As the business grew, Prischak needed more professionally educated engineers. In 1984, he and Roche led a $6 million fundraising campaign, which benefited the plastics engineering technology program — one of only four accredited plastics engineering degrees in the United States — while expanding the facilities at Behrend.

The Prischak Building at Behrend is named in his honor.

“Joe Prischak had the vision and insight to position his company at the leading edge of plastics manufacturing,” said Tim Kurzweg, director of the School of Engineering at Behrend. “He also knew that to remain there, he would need well-educated, forward-thinking employees. His support of Penn State Behrend has transformed not only the college, but also the manufacturing community in Erie. The impact of that is immeasurable.”

The success of the Behrend program led Prischak to launch a second, nearly identical academic program at the University of Bratislava, in the Slovak Republic.

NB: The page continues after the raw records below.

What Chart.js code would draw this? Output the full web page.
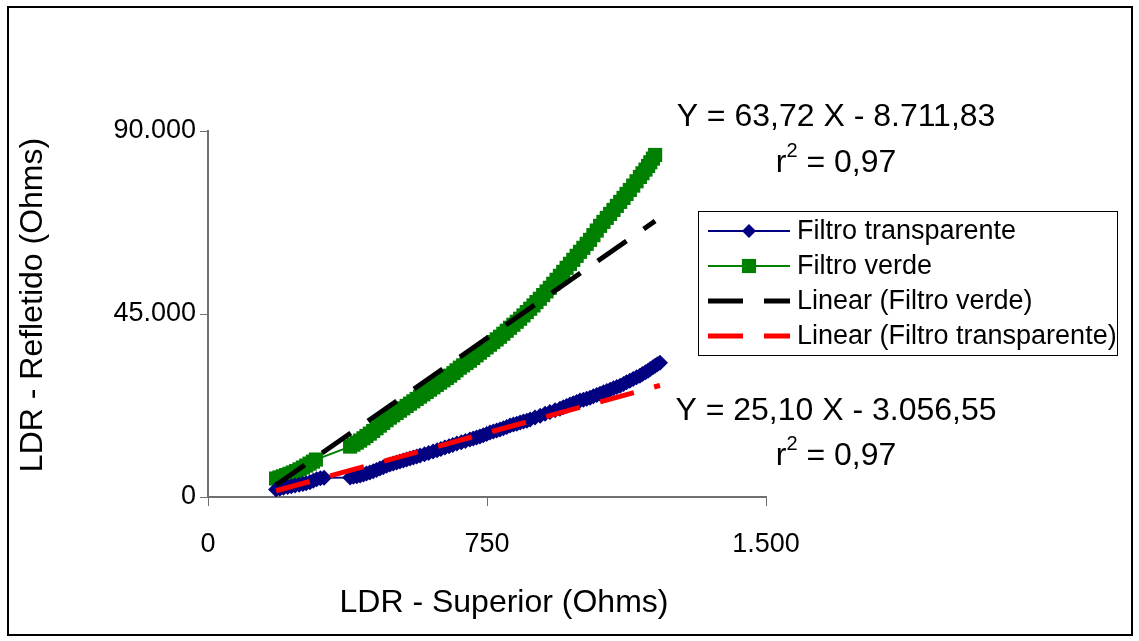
<!DOCTYPE html>
<html>
<head>
<meta charset="utf-8">
<script src="https://cdn.jsdelivr.net/npm/chart.js@4.4.1/dist/chart.umd.min.js"></script>
<style>
    html, body { margin: 0; padding: 0; background: #ffffff; }
    canvas { display: block; }
</style>
</head>
<body>
<canvas id="ldrChart" width="1139" height="641"></canvas>
<script>
// LDR - Superior (Ohms) / LDR - Refletido (Ohms)
var transpX = [183, 193, 203, 214, 224, 234, 245, 255, 264, 274, 283, 292, 302, 312,
    382, 391, 400, 409, 418, 426, 435, 444, 453, 462, 471, 480, 489, 498, 507, 516, 525, 534, 543,
    552, 561, 570, 582, 593, 605, 616, 626, 637, 648, 658, 669, 681, 692, 704, 713, 722, 731,
    740, 749, 758, 767, 776, 785, 794, 803, 812, 821, 830, 839, 848, 857, 866, 879, 893, 906,
    919, 933, 946, 955, 964, 973, 982, 991, 1000, 1009, 1018, 1027, 1036, 1045, 1054, 1063,
    1072, 1081, 1090, 1099, 1108, 1117, 1125, 1134, 1143, 1152, 1161, 1168, 1176, 1183, 1189,
    1196, 1202, 1208, 1215];
var transpY = [1840, 2050, 2250, 2450, 2640, 2820, 3020, 3210, 3400, 3650, 3980, 4350, 4600, 4760,
    4790, 4950, 5120, 5300, 5530, 5760, 6020, 6330, 6660, 7000, 7330, 7660, 7980, 8240, 8480, 8720, 8960, 9210, 9450,
    9700, 9940, 10190, 10530, 10840, 11170, 11510, 11830, 12160, 12490, 12810, 13140, 13470, 13800, 14120, 14370, 14610, 14860,
    15190, 15510, 15840, 16090, 16330, 16580, 16910, 17240, 17560, 17800, 18040, 18290, 18540, 18780, 19030, 19520, 20010, 20500,
    20910, 21320, 21730, 22060, 22390, 22720, 23050, 23380, 23700, 23940, 24190, 24430, 24760, 25090, 25420, 25750,
    26070, 26400, 26730, 27060, 27380, 27790, 28200, 28610, 29020, 29430, 29840, 30250, 30650, 31060, 31470,
    31880, 32290, 32660, 33030];

var verdeX = [183, 192, 201, 210, 219, 228, 237, 246, 255, 264, 273, 282, 290,
    382, 391, 400, 409, 418, 426, 435, 444, 453, 462, 471, 480, 489, 498, 507, 516, 525, 534, 543,
    552, 561, 570, 579, 588, 597, 606, 615, 624, 633, 642, 651, 660, 668, 677, 686, 695, 704,
    713, 722, 731, 740, 749, 758, 767, 776, 785, 794, 803, 812, 821, 830, 839, 848, 857, 866,
    875, 883, 892, 901, 910, 919, 928, 937, 946, 955, 964, 973, 982, 991, 1000, 1009, 1018, 1027,
    1036, 1045, 1054, 1063, 1072, 1081, 1090, 1099, 1108, 1117, 1125, 1134, 1143, 1152, 1161,
    1168, 1176, 1183, 1189, 1196, 1202];
var verdeY = [4540, 4800, 5080, 5380, 5700, 6030, 6380, 6800, 7250, 7720, 8200, 8700, 9210,
    12400, 12870, 13370, 13870, 14440, 15010, 15590, 16240, 16900, 17560, 18210, 18870, 19520, 20090, 20670, 21240, 21810, 22390, 22960,
    23530, 24110, 24680, 25250, 25830, 26400, 26970, 27550, 28120, 28690, 29270, 29840, 30490, 31150, 31800, 32370, 32950, 33520,
    34180, 34830, 35490, 36140, 36800, 37450, 38100, 38760, 39410, 40150, 40880, 41620, 42360, 43090, 43830, 44650, 45470, 46290,
    47110, 47930, 48750, 49650, 50550, 51450, 52430, 53410, 54390, 55370, 56360, 57340, 58320, 59310, 60290, 61270, 62250, 63230,
    64380, 65520, 66670, 67650, 68640, 69620, 70600, 71590, 72570, 73550, 74530, 75510, 76570, 77640, 78700,
    79600, 80510, 81410, 82310, 83210, 84110];

var xTicks = [0, 750, 1500];
var yTicks = [0, 45000, 90000];

// linear trendlines as printed on the chart
var trendVerde = [63.72, -8711.83, 0.97];
var trendTransp = [25.10, -3056.55, 0.97];

var xTitle = 'LDR - Superior (Ohms)';
var yTitle = 'LDR - Refletido (Ohms)';

var fontFamily = '"Liberation Sans", Arial, sans-serif';

function toPoints(xs, ys) {
    return xs.map(function (x, i) { return { x: x, y: ys[i] }; });
}

function trendPoints(xs, coef) {
    var x0 = Math.min.apply(null, xs);
    var x1 = Math.max.apply(null, xs);
    return [{ x: x0, y: coef[0] * x0 + coef[1] }, { x: x1, y: coef[0] * x1 + coef[1] }];
}

// 1234567.8 -> "1.234.567,80"
function fmtBR(v, dec) {
    var parts = Math.abs(v).toFixed(dec).split('.');
    var s = parts[0].replace(/\B(?=(\d{3})+(?!\d))/g, '.');
    if (parts[1]) s += ',' + parts[1];
    return s;
}

function eqText(coef) {
    return 'Y = ' + fmtBR(coef[0], 2) + ' X ' + (coef[1] < 0 ? '-' : '+') + ' ' + fmtBR(coef[1], 2);
}

function drawR2(c, r2, cx, cy) {
    var big = '32px ' + fontFamily;
    var small = '20px ' + fontFamily;
    var rest = ' = ' + fmtBR(r2, 2);
    c.font = big;
    var wr = c.measureText('r').width;
    var wrest = c.measureText(rest).width;
    c.font = small;
    var w2 = c.measureText('2').width;
    var x = cx - (wr + w2 + wrest) / 2;
    c.textAlign = 'left';
    c.textBaseline = 'middle';
    c.font = big;
    c.fillText('r', x, cy);
    c.font = small;
    c.fillText('2', x + wr, cy - 12);
    c.font = big;
    c.fillText(rest, x + wr + w2, cy);
}

function drawMarker(c, style, r, x, y) {
    c.beginPath();
    if (style === 'rectRot') {
        c.moveTo(x - r, y);
        c.lineTo(x, y - r);
        c.lineTo(x + r, y);
        c.lineTo(x, y + r);
        c.closePath();
    } else {
        var h = r * Math.SQRT1_2;
        c.rect(x - h, y - h, 2 * h, 2 * h);
    }
    c.fill();
}

var framePlugin = {
    id: 'frame',
    beforeDraw: function (chart) {
        var c = chart.ctx;
        c.save();
        c.fillStyle = '#ffffff';
        c.fillRect(0, 0, chart.width, chart.height);
        c.strokeStyle = '#000000';
        c.lineWidth = 2;
        c.strokeRect(8, 7, 1124, 628);
        c.restore();
    }
};

// axis titles, placed where Excel put them
var titlePlugin = {
    id: 'axisTitles',
    afterDraw: function (chart) {
        var c = chart.ctx;
        c.save();
        c.fillStyle = '#000000';
        c.font = '32px ' + fontFamily;
        c.textAlign = 'center';
        c.textBaseline = 'middle';
        c.fillText(xTitle, 504, 603);
        c.translate(33, 305);
        c.rotate(-Math.PI / 2);
        c.fillText(yTitle, 0, 0);
        c.restore();
    }
};

var annotationPlugin = {
    id: 'annotations',
    afterDraw: function (chart) {
        var c = chart.ctx;
        c.save();
        c.fillStyle = '#000000';
        c.font = '32px ' + fontFamily;
        c.textAlign = 'center';
        c.textBaseline = 'middle';
        c.fillText(eqText(trendVerde), 836, 117);
        drawR2(c, trendVerde[2], 836, 163);
        c.font = '32px ' + fontFamily;
        c.textAlign = 'center';
        c.fillText(eqText(trendTransp), 836, 411);
        drawR2(c, trendTransp[2], 836, 456);
        c.restore();
    }
};

var legendPlugin = {
    id: 'legendBox',
    afterDraw: function (chart) {
        var c = chart.ctx;
        var box = { x: 698.5, y: 211.5, w: 419, h: 144 };
        var rows = [231, 266, 301, 336];
        c.save();
        c.fillStyle = '#ffffff';
        c.fillRect(box.x, box.y, box.w, box.h);
        c.strokeStyle = '#000000';
        c.lineWidth = 1;
        c.strokeRect(box.x, box.y, box.w, box.h);
        chart.data.datasets.forEach(function (ds, i) {
            var y = rows[i];
            c.strokeStyle = ds.borderColor;
            c.lineWidth = ds.borderDash ? ds.borderWidth : 2;
            c.setLineDash(ds.borderDash || []);
            c.beginPath();
            c.moveTo(708, y);
            c.lineTo(790, y);
            c.stroke();
            c.setLineDash([]);
            if (ds.pointRadius > 0) {
                c.fillStyle = ds.backgroundColor;
                drawMarker(c, ds.pointStyle, ds.pointStyle === 'rectRot' ? 7 : ds.pointRadius, 749, y);
            }
            c.fillStyle = '#000000';
            c.font = '27px ' + fontFamily;
            c.textAlign = 'left';
            c.textBaseline = 'middle';
            c.fillText(ds.label, 797, y + 1);
        });
        c.restore();
    }
};

var ctx = document.getElementById('ldrChart');

var myChart = new Chart(ctx, {
    type: 'scatter',
    data: {
        datasets: [{
            label: 'Filtro transparente',
            data: toPoints(transpX, transpY),
            showLine: true,
            borderColor: '#000080',
            backgroundColor: '#000080',
            borderWidth: 2,
            pointStyle: 'rectRot',
            pointRadius: 8,
            pointBorderWidth: 0,
            order: 2
        }, {
            label: 'Filtro verde',
            data: toPoints(verdeX, verdeY),
            showLine: true,
            borderColor: '#008000',
            backgroundColor: '#008000',
            borderWidth: 2,
            pointStyle: 'rect',
            pointRadius: 10,
            pointBorderWidth: 0,
            order: 3
        }, {
            label: 'Linear (Filtro verde)',
            data: trendPoints(verdeX, trendVerde),
            showLine: true,
            borderColor: '#000000',
            backgroundColor: '#000000',
            borderWidth: 5,
            borderDash: [35, 21],
            pointRadius: 0,
            order: 1
        }, {
            label: 'Linear (Filtro transparente)',
            data: trendPoints(transpX, trendTransp),
            showLine: true,
            borderColor: '#ff0000',
            backgroundColor: '#ff0000',
            borderWidth: 5,
            borderDash: [35, 21],
            pointRadius: 0,
            order: 0
        }]
    },
    options: {
        responsive: false,
        animation: false,
        events: [],
        layout: { padding: { top: 131, right: 373, left: 0, bottom: 0 } },
        plugins: {
            legend: { display: false },
            tooltip: { enabled: false }
        },
        scales: {
            x: {
                type: 'linear',
                min: 0,
                max: 1500,
                afterBuildTicks: function (scale) {
                    scale.ticks = xTicks.map(function (v) { return { value: v }; });
                },
                afterFit: function (scale) { scale.height = 144; },
                grid: { drawOnChartArea: false, drawTicks: true, tickLength: 9, tickWidth: 1, tickColor: '#707070' },
                border: { display: true, color: '#707070', width: 2 },
                ticks: {
                    color: '#000000',
                    font: { family: fontFamily, size: 27 },
                    padding: 22,
                    maxRotation: 0,
                    autoSkip: false,
                    callback: function (v) { return fmtBR(v, 0); }
                }
            },
            y: {
                type: 'linear',
                min: 0,
                max: 90000,
                afterBuildTicks: function (scale) {
                    scale.ticks = yTicks.map(function (v) { return { value: v }; });
                },
                afterFit: function (scale) { scale.width = 208; },
                grid: { drawOnChartArea: false, drawTicks: true, tickLength: 8, tickWidth: 1, tickColor: '#707070' },
                border: { display: true, color: '#707070', width: 2 },
                ticks: {
                    color: '#000000',
                    font: { family: fontFamily, size: 27 },
                    padding: 4,
                    autoSkip: false,
                    callback: function (v) { return fmtBR(v, 0); }
                }
            }
        }
    },
    plugins: [framePlugin, titlePlugin, annotationPlugin, legendPlugin]
});
</script>
</body>
</html>
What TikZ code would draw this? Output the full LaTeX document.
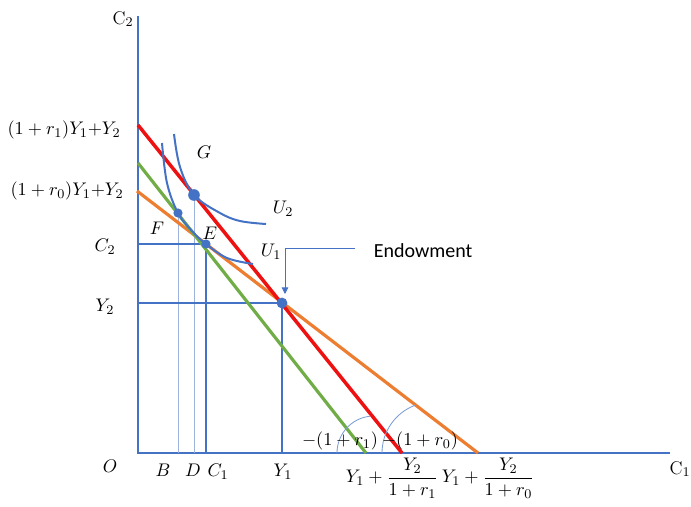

With his wife, Isabel, he has continued to support Behrend’s students, endowing two scholarships: The Joseph and Isabel Prischak Trustee Scholarship, which gives preference to graduates of Conneaut Valley High School, and the Prischak Family Trustee Scholarship, which is designated for employees of the Plastek Group and their children and grandchildren.

The Hall of Fame nomination also highlighted Prischak’s work with Africa 6000 International, which installs deep-well water systems in communities across eastern Africa. Prischak founded the non-profit after a visit to Africa in 2006, when he learned that nearly 6,000 children were dying every day on the continent because they did not have access to clean drinking water.

The organization has since completed 85 community wells. In January, building on a $1.4 million investment, it began 31 new projects, including wells in Kenya, Ethiopia and Tanzania.

At Plastek, meanwhile, a third generation of the Prischak family continues to innovate: The company is a major investor in the International Recycling Group, which hopes to locate a $100 million plastics recycling facility in Erie. The facility, which was announced in 2020, would sort more than 275,000 tons of material every year, significantly reducing the carbon footprint of the plastics industry.